= Written task =
Copy out all the data, word for word.

───── Collected material ─────

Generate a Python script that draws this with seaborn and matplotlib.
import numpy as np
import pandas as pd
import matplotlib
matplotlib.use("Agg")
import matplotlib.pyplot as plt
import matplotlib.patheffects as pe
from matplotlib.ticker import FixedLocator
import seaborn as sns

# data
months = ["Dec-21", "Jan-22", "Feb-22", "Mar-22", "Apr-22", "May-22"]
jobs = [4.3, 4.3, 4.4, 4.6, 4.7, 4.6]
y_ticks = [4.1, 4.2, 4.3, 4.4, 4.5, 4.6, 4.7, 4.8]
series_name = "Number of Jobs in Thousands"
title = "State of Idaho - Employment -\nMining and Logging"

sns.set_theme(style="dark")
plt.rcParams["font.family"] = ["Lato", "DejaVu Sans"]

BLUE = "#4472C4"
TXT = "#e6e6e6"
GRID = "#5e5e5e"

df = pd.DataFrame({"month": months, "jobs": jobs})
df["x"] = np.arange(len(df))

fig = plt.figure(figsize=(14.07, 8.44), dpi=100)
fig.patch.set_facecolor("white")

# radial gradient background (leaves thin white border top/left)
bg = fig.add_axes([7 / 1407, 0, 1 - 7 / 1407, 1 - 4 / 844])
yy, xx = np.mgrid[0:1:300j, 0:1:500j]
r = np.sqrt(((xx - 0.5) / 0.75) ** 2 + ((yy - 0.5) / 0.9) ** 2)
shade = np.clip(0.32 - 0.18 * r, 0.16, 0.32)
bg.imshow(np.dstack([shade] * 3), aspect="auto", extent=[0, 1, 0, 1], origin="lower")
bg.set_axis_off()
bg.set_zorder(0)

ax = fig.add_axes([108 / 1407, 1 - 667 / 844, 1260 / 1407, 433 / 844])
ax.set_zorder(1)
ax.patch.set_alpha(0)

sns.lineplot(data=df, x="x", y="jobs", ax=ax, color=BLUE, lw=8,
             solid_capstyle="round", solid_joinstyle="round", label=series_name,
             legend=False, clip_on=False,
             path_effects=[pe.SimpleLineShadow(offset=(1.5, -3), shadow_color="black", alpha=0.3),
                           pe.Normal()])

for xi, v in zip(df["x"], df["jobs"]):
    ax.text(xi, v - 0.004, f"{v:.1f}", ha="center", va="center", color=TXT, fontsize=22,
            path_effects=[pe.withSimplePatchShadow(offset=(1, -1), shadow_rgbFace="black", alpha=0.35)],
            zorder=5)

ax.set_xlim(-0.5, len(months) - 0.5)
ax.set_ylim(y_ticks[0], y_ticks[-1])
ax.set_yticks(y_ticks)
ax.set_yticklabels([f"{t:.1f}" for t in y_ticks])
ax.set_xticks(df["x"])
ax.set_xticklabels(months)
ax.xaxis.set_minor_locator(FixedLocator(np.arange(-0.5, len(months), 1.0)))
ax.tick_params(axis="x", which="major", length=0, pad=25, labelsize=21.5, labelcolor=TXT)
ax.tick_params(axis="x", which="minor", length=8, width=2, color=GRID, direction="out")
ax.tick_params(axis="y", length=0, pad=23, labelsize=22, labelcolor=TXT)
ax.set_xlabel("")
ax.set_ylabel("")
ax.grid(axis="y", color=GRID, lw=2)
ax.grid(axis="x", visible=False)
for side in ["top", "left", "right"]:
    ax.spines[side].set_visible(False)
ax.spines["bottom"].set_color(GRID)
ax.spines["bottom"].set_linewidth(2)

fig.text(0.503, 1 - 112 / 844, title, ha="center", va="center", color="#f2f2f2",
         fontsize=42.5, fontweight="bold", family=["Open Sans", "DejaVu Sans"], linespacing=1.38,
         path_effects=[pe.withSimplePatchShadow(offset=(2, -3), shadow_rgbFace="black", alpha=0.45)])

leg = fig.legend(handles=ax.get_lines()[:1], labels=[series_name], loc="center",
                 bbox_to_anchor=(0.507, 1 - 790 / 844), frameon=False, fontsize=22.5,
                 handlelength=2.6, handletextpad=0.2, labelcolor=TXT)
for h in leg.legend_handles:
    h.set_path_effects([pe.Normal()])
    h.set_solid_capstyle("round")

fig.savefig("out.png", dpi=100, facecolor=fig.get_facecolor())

─────

= Full solution =
Generate a Python script that draws this with seaborn and matplotlib.
import numpy as np
import pandas as pd
import matplotlib
matplotlib.use("Agg")
import matplotlib.pyplot as plt
import matplotlib.patheffects as pe
from matplotlib.ticker import FixedLocator
import seaborn as sns

# data
months = ["Dec-21", "Jan-22", "Feb-22", "Mar-22", "Apr-22", "May-22"]
jobs = [4.3, 4.3, 4.4, 4.6, 4.7, 4.6]
y_ticks = [4.1, 4.2, 4.3, 4.4, 4.5, 4.6, 4.7, 4.8]
series_name = "Number of Jobs in Thousands"
title = "State of Idaho - Employment -\nMining and Logging"

sns.set_theme(style="dark")
plt.rcParams["font.family"] = ["Lato", "DejaVu Sans"]

BLUE = "#4472C4"
TXT = "#e6e6e6"
GRID = "#5e5e5e"

df = pd.DataFrame({"month": months, "jobs": jobs})
df["x"] = np.arange(len(df))

fig = plt.figure(figsize=(14.07, 8.44), dpi=100)
fig.patch.set_facecolor("white")

# radial gradient background (leaves thin white border top/left)
bg = fig.add_axes([7 / 1407, 0, 1 - 7 / 1407, 1 - 4 / 844])
yy, xx = np.mgrid[0:1:300j, 0:1:500j]
r = np.sqrt(((xx - 0.5) / 0.75) ** 2 + ((yy - 0.5) / 0.9) ** 2)
shade = np.clip(0.32 - 0.18 * r, 0.16, 0.32)
bg.imshow(np.dstack([shade] * 3), aspect="auto", extent=[0, 1, 0, 1], origin="lower")
bg.set_axis_off()
bg.set_zorder(0)

ax = fig.add_axes([108 / 1407, 1 - 667 / 844, 1260 / 1407, 433 / 844])
ax.set_zorder(1)
ax.patch.set_alpha(0)

sns.lineplot(data=df, x="x", y="jobs", ax=ax, color=BLUE, lw=8,
             solid_capstyle="round", solid_joinstyle="round", label=series_name,
             legend=False, clip_on=False,
             path_effects=[pe.SimpleLineShadow(offset=(1.5, -3), shadow_color="black", alpha=0.3),
                           pe.Normal()])

for xi, v in zip(df["x"], df["jobs"]):
    ax.text(xi, v - 0.004, f"{v:.1f}", ha="center", va="center", color=TXT, fontsize=22,
            path_effects=[pe.withSimplePatchShadow(offset=(1, -1), shadow_rgbFace="black", alpha=0.35)],
            zorder=5)

ax.set_xlim(-0.5, len(months) - 0.5)
ax.set_ylim(y_ticks[0], y_ticks[-1])
ax.set_yticks(y_ticks)
ax.set_yticklabels([f"{t:.1f}" for t in y_ticks])
ax.set_xticks(df["x"])
ax.set_xticklabels(months)
ax.xaxis.set_minor_locator(FixedLocator(np.arange(-0.5, len(months), 1.0)))
ax.tick_params(axis="x", which="major", length=0, pad=25, labelsize=21.5, labelcolor=TXT)
ax.tick_params(axis="x", which="minor", length=8, width=2, color=GRID, direction="out")
ax.tick_params(axis="y", length=0, pad=23, labelsize=22, labelcolor=TXT)
ax.set_xlabel("")
ax.set_ylabel("")
ax.grid(axis="y", color=GRID, lw=2)
ax.grid(axis="x", visible=False)
for side in ["top", "left", "right"]:
    ax.spines[side].set_visible(False)
ax.spines["bottom"].set_color(GRID)
ax.spines["bottom"].set_linewidth(2)

fig.text(0.503, 1 - 112 / 844, title, ha="center", va="center", color="#f2f2f2",
         fontsize=42.5, fontweight="bold", family=["Open Sans", "DejaVu Sans"], linespacing=1.38,
         path_effects=[pe.withSimplePatchShadow(offset=(2, -3), shadow_rgbFace="black", alpha=0.45)])

leg = fig.legend(handles=ax.get_lines()[:1], labels=[series_name], loc="center",
                 bbox_to_anchor=(0.507, 1 - 790 / 844), frameon=False, fontsize=22.5,
                 handlelength=2.6, handletextpad=0.2, labelcolor=TXT)
for h in leg.legend_handles:
    h.set_path_effects([pe.Normal()])
    h.set_solid_capstyle("round")

fig.savefig("out.png", dpi=100, facecolor=fig.get_facecolor())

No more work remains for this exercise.